Una de las perspectivas abiertas por los sucesos de este otoño ha sido la de la difusión de un malestar económico y social más allá de las fronteras nacionales, advertido sobre todo por los jóvenes. Los estudiantes europeos, que también hemos asistido a un tibio despertar de conciencias, hemos tenido la asombrosa revelación de que entre nosotros y los jóvenes norteafricanos hay mucho más en común de lo que pensabamos ¿Cree usted que se están sentando las bases para hablar de nuevo de una dimensión internacional(-ista) de los conflictos sociales?
Me parece muy importante lo que usted dice. Una de las tesis que sostengo desde hace algún tiempo es la de que las revueltas árabes han demostrado que la «juventud» no es ya una franja de edad ni una sustancia biológica o edípica, condenada a chocar, como querían Ortega y Gasset o Freud, con sus mayores «por naturaleza», sino una «clase social», en el sentido más estricto del término: porque en ambos lados del mediterráneo los jóvenes son víctimas de la misma explotación económica -a través del trabajo precario, el paro y la «miseria vital»- y porque comparten el mismo imaginario subjetivo y la misma conciencia global, alimentada por tecnologías paradójicas que entran en contradicción, al generalizar un deseo sin satisfacción, con la misma estructura económica en cuyo seno han nacido. La juventud, sí, es hoy una clase social global que autoriza a gritar de nuevo, ligeramente modificada, la consigna marxista por antonomasia: «Jóvenes del mundo, uníos». Hace poco, llegando al Madrid consumista desde el Túnez revolucionario, me encontré con una manifestación convocada bajo el lema: «Juventud sin futuro». Los jóvenes que participaban en esta manifestación eran exactamente los mismos que yo había visto en las protestas de Túnez. La actitud de la policía, por cierto, también.
En estos años se ha hablado mucho de las «raíces cristianas de Europa». ¿Qué decir, en cambio, de las raíces mediterráneas (del mundo clásico, greco-romano, y no sólo) de nuestro continente? ¿Cuáles son, en su opinión, las implicaciones de uno y otro enfoque?
Escribía yo hace poco que el mediterráneo es el mar más «culto» de Europa, el menos «natural»: está lleno de zapatos; es decir, de muertos. Pero esos muertos -víctimas de muros y de batallas- nos hablan también de una comunidad cultural y de una continuidad histórica sin la cual no podemos entender las disputas y las guerras, pero tampoco los regalos recíprocos a un lado y otro del mar. Hablar de «raíces cristianas» de Europa es no sólo corto de miras (dos diminutos milenios) sino claramente ideológico.

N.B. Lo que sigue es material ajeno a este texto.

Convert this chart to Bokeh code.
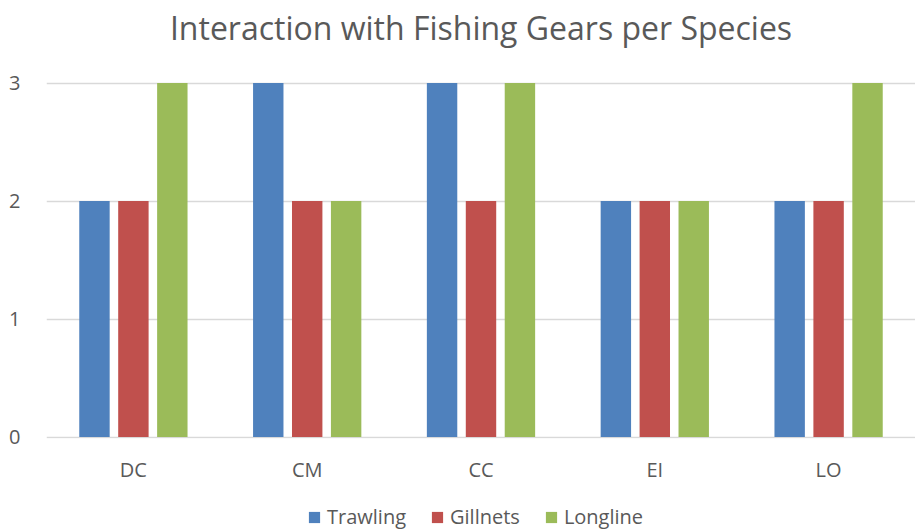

La geografía se inscribe claramente en lo que Braudel llamaba «las largas duraciones» y esas largas duraciones, en el caso de Europa, nos hablan también de Mesopotamia, de Egipto, por supuesto de Grecia, y de todo el limo cultural, procedente de distintas civilizaciones, que ha convergido en las aguas del mediterráneo. La cultura -término vinculado etimológicamente al «cultivo» neolítico- tiene raíces, sí, pero tiene sobre todo flores polinizadas desde el aire, por todos los vientos, donde es la contaminación, y no la pureza, la que determina los cambios y los progresos. Por eso, es la derecha la que habla de «raíces cristianas», como parte de una ideología beligerante y racista que en los últimos años ha jugado el papel miserable de lubricar los conflictos, las exclusiones, los retrocesos de las libertades y los derechos, en el marco de la llamada «guerra contra el terrorismo».